Posts Tagged ‘scripture’

LUKE 24:36b-48

36 Jesus himself stood among them and said to them, “Peace be with you.” 37 They were startled and terrified, and thought that they were seeing a ghost. 38 He said to them, “Why are you frightened, and why do doubts arise in your hearts? 39 Look at my hands and my feet; see that it is I myself. Touch me and see; for a ghost does not have flesh and bones as you see that I have.” 40 And when he had said this, he showed them his hands and his feet. 41 While in their joy they were disbelieving and still wondering, he said to them, “Have you anything here to eat?” 42 They gave him a piece of broiled fish, 43 and he took it and ate in their presence.

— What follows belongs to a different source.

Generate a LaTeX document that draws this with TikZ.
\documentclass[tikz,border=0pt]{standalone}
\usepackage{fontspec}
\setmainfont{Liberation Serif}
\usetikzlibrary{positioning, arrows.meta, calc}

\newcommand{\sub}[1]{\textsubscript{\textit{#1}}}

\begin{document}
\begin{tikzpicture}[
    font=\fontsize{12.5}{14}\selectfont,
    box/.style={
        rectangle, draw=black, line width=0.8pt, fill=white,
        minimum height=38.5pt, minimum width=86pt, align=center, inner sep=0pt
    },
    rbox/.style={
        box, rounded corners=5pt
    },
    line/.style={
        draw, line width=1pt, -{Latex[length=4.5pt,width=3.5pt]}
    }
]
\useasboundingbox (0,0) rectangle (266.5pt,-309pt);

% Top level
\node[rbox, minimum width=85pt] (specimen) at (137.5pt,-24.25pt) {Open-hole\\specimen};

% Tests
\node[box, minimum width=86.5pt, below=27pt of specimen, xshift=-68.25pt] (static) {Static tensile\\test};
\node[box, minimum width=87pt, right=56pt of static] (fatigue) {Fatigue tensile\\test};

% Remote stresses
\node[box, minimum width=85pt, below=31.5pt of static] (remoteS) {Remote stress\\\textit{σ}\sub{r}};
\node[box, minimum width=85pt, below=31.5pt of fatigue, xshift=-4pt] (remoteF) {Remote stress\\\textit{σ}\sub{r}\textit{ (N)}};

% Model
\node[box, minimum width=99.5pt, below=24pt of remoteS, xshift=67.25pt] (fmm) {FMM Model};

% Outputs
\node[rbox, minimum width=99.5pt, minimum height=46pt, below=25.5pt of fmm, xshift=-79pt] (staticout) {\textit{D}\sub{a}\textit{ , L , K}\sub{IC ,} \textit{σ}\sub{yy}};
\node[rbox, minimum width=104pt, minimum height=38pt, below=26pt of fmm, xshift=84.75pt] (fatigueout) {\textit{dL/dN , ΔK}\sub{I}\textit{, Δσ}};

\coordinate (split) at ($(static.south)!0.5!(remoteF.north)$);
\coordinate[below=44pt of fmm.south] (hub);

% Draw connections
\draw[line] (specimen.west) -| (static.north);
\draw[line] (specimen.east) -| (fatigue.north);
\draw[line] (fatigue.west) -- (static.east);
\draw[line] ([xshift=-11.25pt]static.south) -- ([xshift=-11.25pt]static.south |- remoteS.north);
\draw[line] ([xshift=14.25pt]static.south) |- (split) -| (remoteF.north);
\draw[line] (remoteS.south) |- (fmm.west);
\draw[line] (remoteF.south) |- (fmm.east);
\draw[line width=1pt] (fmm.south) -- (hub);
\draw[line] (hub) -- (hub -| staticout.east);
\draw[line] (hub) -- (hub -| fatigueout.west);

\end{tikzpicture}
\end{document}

44 Then he said to them, “These are my words that I spoke to you while I was still with you—that everything written about me in the law of Moses, the prophets, and the psalms must be fulfilled.” 45 Then he opened their minds to understand the scriptures, 46 and he said to them, “Thus it is written, that the Messiah is to suffer and to rise from the dead on the third day, 47 and that repentance and forgiveness of sins is to be proclaimed in his name to all nations, beginning from Jerusalem. 48 You are witnesses of these things.

What proved eventually to have more persuasive value than the appearance stories that were circulating among Christians was what might be called the “argument from the scriptures.” Since the Jewish population made up the major field of earliest Christian outreach, a basis for believing in Jesus as God’s messiah had to be generated out of the writings and traditions that held their respect. Granted an undeniable liberty in the early Christian handling of the texts, there was still something to be said for the discernible current of God’s promise in scripture and its fulfillment in history.

Whether their method used in interpreting the Bible was water-tight and logically sound or not, these early believers found confirmation of their resurrection experience in the sacred texts. The writings themselves testified to a process unfolding through time, various names for which were grace, blessing, redemption, and salvation.

Time and again, this grace had broken through and passed beyond the obstacles of human neglect, habit, rebellion, and oppression, in order to achieve its realization at the next level and for a new generation. What to all appearances had been ignored as without value, discarded as useless and abandoned as hopeless, had become, time and again, the very means through which the divine blessing advanced.

That’s what had happened! What had seemed dead and gone was experienced as alive and present, gathering heat like a glowing ember in the depths of the heart, where hope is born ever new.